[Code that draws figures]

-- start --

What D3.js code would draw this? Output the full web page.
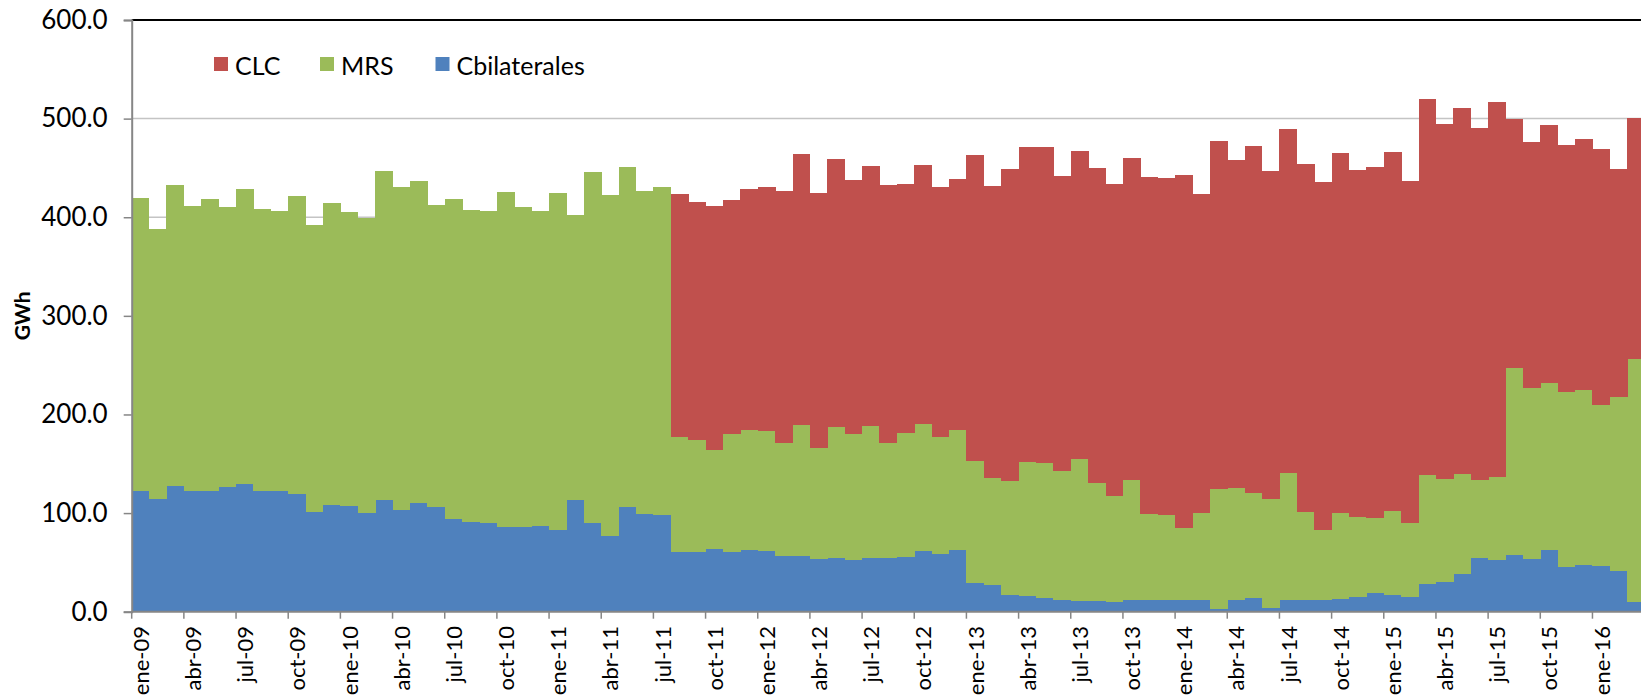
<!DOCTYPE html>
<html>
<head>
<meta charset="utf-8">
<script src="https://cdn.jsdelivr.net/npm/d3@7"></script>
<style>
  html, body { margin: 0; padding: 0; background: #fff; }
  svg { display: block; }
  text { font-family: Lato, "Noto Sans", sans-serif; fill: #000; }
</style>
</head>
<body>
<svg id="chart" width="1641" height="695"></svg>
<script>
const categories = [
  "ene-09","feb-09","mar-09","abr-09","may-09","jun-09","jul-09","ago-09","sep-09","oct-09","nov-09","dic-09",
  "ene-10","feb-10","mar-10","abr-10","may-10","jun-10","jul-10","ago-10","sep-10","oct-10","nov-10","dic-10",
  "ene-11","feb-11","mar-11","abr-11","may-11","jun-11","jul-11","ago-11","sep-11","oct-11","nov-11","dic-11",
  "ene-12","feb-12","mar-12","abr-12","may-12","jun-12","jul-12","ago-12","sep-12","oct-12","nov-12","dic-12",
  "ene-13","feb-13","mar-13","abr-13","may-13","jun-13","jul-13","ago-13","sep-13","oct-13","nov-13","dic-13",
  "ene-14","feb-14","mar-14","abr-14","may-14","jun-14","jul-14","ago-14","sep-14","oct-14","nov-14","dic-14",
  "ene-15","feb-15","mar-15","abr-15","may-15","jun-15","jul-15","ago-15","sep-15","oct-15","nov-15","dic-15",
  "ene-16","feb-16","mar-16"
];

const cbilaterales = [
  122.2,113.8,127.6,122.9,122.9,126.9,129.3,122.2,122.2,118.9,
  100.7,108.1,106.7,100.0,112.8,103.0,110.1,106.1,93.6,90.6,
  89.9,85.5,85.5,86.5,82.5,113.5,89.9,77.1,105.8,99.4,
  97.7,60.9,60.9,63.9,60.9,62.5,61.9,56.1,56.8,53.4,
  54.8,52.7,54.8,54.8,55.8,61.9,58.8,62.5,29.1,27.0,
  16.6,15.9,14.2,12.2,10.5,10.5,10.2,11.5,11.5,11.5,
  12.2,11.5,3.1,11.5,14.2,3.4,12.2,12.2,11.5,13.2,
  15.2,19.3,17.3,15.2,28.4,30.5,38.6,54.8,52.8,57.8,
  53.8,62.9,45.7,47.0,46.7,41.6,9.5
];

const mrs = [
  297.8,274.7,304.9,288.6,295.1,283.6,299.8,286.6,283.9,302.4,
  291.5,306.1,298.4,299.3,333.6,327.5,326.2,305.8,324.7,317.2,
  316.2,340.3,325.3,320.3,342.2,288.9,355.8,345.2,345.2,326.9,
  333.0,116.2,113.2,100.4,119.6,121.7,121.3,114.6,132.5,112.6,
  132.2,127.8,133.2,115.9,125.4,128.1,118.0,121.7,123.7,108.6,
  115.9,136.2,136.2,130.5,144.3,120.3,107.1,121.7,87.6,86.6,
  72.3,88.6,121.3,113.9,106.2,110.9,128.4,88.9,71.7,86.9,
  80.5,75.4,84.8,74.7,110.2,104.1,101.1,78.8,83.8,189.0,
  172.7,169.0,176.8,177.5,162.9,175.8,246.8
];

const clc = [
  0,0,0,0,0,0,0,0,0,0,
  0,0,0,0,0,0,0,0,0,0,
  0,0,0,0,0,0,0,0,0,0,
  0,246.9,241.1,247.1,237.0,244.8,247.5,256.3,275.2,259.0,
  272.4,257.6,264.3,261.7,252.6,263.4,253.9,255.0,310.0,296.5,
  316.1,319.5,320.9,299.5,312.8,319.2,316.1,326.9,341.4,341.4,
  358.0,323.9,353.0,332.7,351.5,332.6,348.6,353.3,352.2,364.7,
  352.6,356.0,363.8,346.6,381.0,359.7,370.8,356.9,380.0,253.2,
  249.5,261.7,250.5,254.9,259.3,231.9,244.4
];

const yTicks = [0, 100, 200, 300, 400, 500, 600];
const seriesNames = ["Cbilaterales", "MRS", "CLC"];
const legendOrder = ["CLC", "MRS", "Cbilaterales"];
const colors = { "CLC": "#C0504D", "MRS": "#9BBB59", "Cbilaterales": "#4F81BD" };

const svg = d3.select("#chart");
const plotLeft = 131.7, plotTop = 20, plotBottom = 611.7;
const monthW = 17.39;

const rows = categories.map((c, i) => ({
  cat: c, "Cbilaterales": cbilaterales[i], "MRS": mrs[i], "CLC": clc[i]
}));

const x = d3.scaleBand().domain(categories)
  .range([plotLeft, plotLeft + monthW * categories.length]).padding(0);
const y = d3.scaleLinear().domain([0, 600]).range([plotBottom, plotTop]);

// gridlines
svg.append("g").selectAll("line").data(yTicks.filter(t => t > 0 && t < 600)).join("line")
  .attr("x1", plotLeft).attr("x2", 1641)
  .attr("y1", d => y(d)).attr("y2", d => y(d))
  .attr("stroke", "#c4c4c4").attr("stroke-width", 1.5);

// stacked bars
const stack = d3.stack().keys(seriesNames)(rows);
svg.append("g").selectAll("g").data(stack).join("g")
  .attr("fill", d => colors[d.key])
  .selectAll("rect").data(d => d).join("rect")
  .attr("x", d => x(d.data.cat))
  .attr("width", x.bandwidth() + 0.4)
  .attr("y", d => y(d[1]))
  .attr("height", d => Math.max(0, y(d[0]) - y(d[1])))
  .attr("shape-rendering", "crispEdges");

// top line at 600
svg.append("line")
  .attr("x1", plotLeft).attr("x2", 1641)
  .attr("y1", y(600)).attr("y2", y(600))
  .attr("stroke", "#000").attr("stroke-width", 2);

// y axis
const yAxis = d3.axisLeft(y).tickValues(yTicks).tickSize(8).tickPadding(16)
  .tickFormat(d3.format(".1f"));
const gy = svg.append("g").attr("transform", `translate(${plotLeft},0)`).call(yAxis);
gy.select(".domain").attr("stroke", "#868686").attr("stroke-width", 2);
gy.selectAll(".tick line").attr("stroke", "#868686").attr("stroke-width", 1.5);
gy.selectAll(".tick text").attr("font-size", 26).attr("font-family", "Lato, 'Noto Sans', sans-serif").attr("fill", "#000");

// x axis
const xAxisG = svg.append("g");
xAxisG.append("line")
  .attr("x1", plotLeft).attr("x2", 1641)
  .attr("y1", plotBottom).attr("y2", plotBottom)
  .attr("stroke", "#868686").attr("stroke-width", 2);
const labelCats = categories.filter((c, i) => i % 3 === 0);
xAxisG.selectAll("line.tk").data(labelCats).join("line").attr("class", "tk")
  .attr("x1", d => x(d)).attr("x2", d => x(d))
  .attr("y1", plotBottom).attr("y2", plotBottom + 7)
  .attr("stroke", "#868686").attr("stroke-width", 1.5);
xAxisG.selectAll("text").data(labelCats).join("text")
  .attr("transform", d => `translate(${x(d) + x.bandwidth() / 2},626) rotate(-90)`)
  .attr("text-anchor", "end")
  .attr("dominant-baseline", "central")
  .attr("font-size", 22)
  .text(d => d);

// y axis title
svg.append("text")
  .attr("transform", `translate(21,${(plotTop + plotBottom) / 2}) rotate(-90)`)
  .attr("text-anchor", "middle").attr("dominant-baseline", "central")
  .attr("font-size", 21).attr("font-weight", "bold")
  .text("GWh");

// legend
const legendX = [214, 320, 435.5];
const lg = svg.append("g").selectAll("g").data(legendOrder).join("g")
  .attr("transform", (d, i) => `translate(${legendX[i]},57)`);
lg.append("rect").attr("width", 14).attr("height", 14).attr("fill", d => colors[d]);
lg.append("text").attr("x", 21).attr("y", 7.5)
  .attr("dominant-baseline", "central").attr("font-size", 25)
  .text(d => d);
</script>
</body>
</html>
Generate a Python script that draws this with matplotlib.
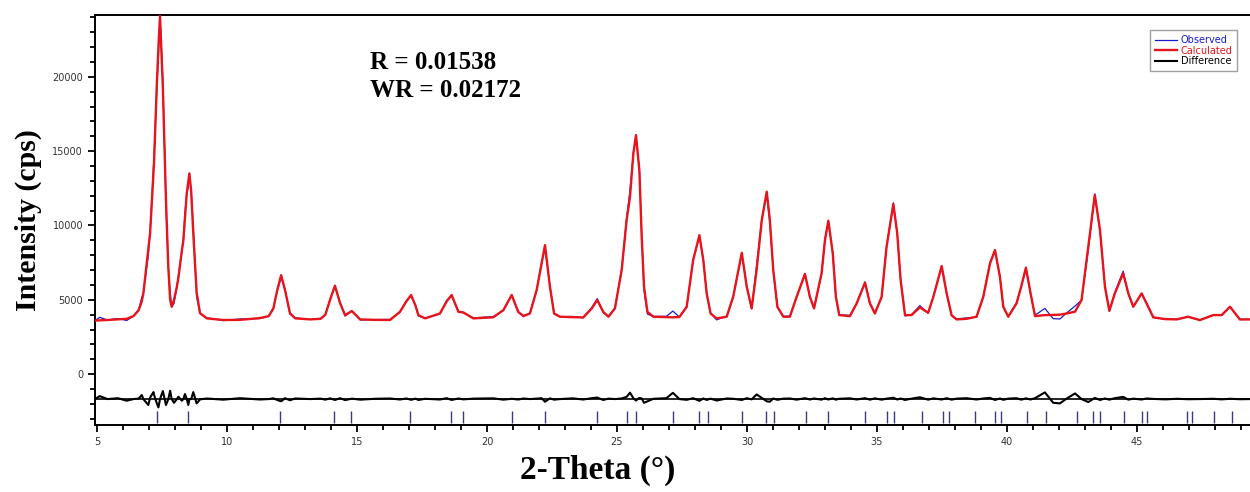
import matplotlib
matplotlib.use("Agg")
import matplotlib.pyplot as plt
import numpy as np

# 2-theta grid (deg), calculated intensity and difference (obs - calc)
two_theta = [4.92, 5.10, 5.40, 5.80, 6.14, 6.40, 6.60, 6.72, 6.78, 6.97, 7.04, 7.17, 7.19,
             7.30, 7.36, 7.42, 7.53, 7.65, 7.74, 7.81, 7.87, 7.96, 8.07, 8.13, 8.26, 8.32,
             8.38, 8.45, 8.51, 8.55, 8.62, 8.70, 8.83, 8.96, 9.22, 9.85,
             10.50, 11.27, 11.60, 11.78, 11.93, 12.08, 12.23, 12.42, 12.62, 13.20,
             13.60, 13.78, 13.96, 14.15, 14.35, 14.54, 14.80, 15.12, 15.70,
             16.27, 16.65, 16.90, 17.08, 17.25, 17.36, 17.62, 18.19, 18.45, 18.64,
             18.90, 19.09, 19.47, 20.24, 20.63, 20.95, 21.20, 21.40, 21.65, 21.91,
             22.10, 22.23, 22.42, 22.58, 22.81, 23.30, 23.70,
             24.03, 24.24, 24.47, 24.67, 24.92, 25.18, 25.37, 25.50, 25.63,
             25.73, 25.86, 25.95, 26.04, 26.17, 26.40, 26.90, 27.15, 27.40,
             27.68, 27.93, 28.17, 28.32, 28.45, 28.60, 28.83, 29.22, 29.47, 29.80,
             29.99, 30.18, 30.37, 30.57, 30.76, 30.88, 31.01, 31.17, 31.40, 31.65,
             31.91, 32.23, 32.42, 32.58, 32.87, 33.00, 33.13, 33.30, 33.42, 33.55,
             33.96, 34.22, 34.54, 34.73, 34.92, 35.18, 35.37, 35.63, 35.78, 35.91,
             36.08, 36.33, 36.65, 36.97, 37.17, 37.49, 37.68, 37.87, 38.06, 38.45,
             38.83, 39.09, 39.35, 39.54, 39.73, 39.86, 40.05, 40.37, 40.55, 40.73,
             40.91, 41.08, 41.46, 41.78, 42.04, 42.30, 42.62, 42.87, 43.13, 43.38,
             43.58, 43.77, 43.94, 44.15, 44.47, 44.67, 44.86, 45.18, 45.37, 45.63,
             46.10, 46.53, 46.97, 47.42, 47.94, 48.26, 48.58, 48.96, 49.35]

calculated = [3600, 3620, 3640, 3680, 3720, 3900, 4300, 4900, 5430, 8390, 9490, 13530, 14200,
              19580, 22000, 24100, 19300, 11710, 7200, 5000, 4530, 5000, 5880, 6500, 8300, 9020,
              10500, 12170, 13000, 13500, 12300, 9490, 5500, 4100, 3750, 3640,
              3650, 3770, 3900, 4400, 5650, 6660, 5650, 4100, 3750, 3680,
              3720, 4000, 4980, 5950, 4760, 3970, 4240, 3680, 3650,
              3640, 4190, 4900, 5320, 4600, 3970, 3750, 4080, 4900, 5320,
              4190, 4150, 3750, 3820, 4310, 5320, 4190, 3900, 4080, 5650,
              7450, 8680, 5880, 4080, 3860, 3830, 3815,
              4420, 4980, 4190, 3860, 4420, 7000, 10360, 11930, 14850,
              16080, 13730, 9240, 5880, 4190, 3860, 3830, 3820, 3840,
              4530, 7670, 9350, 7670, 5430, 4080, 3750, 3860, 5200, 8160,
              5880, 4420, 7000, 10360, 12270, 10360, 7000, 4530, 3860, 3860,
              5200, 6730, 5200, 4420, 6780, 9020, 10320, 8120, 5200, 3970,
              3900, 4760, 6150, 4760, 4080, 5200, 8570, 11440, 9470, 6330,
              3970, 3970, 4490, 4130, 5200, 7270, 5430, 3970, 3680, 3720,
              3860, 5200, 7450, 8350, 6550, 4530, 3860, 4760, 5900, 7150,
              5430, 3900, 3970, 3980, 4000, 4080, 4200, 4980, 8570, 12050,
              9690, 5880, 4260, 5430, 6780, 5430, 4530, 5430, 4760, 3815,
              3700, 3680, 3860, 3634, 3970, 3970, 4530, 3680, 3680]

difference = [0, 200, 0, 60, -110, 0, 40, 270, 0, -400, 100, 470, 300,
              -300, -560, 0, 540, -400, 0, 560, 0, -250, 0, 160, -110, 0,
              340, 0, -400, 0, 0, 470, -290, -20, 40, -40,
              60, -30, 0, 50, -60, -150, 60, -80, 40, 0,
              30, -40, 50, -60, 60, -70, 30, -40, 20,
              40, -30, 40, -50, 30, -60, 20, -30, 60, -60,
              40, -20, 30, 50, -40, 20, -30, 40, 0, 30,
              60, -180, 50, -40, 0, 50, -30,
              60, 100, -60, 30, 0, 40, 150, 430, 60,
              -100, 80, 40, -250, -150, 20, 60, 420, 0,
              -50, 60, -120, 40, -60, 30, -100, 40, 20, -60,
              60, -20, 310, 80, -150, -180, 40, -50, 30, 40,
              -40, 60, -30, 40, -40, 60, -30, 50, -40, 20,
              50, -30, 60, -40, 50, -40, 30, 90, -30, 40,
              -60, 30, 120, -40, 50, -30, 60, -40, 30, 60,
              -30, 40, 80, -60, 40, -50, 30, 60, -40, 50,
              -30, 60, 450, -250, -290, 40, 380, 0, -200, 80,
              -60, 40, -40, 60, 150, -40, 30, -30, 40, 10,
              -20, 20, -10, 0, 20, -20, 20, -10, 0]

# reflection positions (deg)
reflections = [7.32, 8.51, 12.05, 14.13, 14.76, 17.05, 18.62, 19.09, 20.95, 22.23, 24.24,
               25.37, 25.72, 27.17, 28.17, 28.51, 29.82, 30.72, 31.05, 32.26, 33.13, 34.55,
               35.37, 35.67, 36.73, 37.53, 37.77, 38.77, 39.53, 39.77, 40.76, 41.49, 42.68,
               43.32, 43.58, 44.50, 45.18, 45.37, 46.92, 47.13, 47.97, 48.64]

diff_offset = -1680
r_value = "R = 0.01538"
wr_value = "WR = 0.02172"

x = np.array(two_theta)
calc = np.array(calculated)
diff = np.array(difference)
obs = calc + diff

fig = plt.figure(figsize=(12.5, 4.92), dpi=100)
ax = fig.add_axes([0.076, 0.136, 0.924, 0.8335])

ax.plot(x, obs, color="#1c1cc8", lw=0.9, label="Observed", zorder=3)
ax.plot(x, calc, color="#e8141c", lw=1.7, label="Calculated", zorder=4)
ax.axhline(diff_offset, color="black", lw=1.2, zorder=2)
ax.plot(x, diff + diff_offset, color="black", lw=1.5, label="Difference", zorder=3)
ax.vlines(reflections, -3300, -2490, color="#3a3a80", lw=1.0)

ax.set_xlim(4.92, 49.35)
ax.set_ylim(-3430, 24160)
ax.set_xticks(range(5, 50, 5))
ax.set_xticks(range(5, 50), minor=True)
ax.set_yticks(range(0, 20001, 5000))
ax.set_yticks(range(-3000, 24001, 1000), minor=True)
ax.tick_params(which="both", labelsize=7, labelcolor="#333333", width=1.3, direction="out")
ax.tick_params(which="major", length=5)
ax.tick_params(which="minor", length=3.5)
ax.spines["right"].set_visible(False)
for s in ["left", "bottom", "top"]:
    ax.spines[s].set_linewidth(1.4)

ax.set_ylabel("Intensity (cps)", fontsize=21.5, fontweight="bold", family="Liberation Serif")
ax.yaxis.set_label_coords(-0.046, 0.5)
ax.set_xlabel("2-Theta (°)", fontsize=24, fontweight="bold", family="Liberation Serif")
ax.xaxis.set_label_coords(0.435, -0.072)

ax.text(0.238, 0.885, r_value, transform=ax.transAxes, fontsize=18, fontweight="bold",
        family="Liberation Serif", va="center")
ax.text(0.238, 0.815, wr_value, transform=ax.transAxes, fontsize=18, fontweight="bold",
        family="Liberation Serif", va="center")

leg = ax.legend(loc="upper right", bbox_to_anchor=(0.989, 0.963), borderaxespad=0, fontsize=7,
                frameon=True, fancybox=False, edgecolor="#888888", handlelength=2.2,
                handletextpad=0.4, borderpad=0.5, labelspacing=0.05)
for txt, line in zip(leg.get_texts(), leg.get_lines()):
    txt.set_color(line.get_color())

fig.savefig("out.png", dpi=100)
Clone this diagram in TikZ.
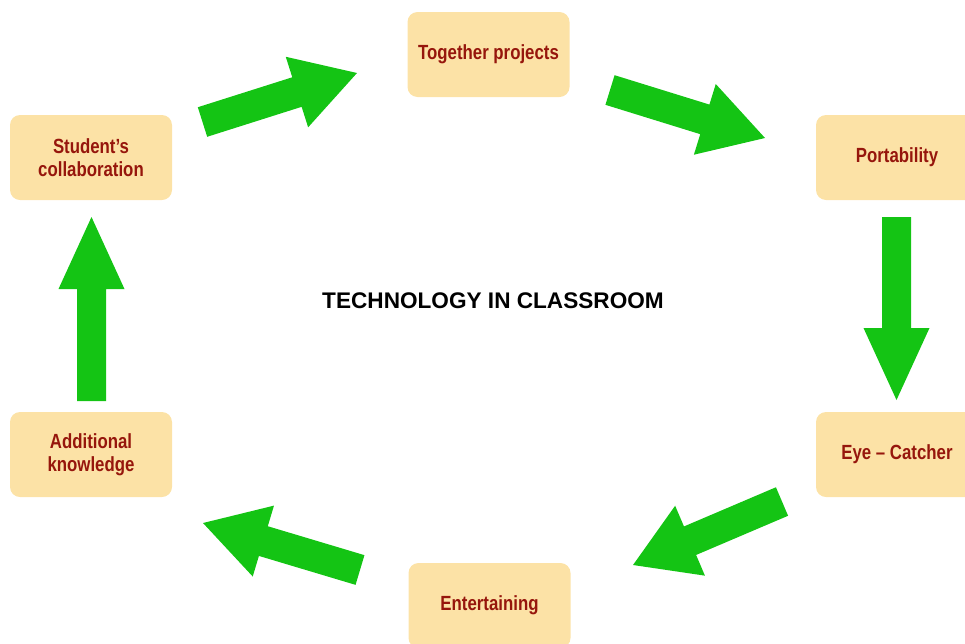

-- end --

▶ [What the task requires] Reproduce the entries exactly, from the line with "Generate a Python" to the line with "46.10, 46.53, 46.97, 47.42, 47.94, 48.26, 48.58, 48.96, 49.35]", both lines included, keeping no pictures.

▶ [Solution to the exercise]
Generate a Python script that draws this with matplotlib.
import matplotlib
matplotlib.use("Agg")
import matplotlib.pyplot as plt
import numpy as np

# 2-theta grid (deg), calculated intensity and difference (obs - calc)
two_theta = [4.92, 5.10, 5.40, 5.80, 6.14, 6.40, 6.60, 6.72, 6.78, 6.97, 7.04, 7.17, 7.19,
             7.30, 7.36, 7.42, 7.53, 7.65, 7.74, 7.81, 7.87, 7.96, 8.07, 8.13, 8.26, 8.32,
             8.38, 8.45, 8.51, 8.55, 8.62, 8.70, 8.83, 8.96, 9.22, 9.85,
             10.50, 11.27, 11.60, 11.78, 11.93, 12.08, 12.23, 12.42, 12.62, 13.20,
             13.60, 13.78, 13.96, 14.15, 14.35, 14.54, 14.80, 15.12, 15.70,
             16.27, 16.65, 16.90, 17.08, 17.25, 17.36, 17.62, 18.19, 18.45, 18.64,
             18.90, 19.09, 19.47, 20.24, 20.63, 20.95, 21.20, 21.40, 21.65, 21.91,
             22.10, 22.23, 22.42, 22.58, 22.81, 23.30, 23.70,
             24.03, 24.24, 24.47, 24.67, 24.92, 25.18, 25.37, 25.50, 25.63,
             25.73, 25.86, 25.95, 26.04, 26.17, 26.40, 26.90, 27.15, 27.40,
             27.68, 27.93, 28.17, 28.32, 28.45, 28.60, 28.83, 29.22, 29.47, 29.80,
             29.99, 30.18, 30.37, 30.57, 30.76, 30.88, 31.01, 31.17, 31.40, 31.65,
             31.91, 32.23, 32.42, 32.58, 32.87, 33.00, 33.13, 33.30, 33.42, 33.55,
             33.96, 34.22, 34.54, 34.73, 34.92, 35.18, 35.37, 35.63, 35.78, 35.91,
             36.08, 36.33, 36.65, 36.97, 37.17, 37.49, 37.68, 37.87, 38.06, 38.45,
             38.83, 39.09, 39.35, 39.54, 39.73, 39.86, 40.05, 40.37, 40.55, 40.73,
             40.91, 41.08, 41.46, 41.78, 42.04, 42.30, 42.62, 42.87, 43.13, 43.38,
             43.58, 43.77, 43.94, 44.15, 44.47, 44.67, 44.86, 45.18, 45.37, 45.63,
             46.10, 46.53, 46.97, 47.42, 47.94, 48.26, 48.58, 48.96, 49.35]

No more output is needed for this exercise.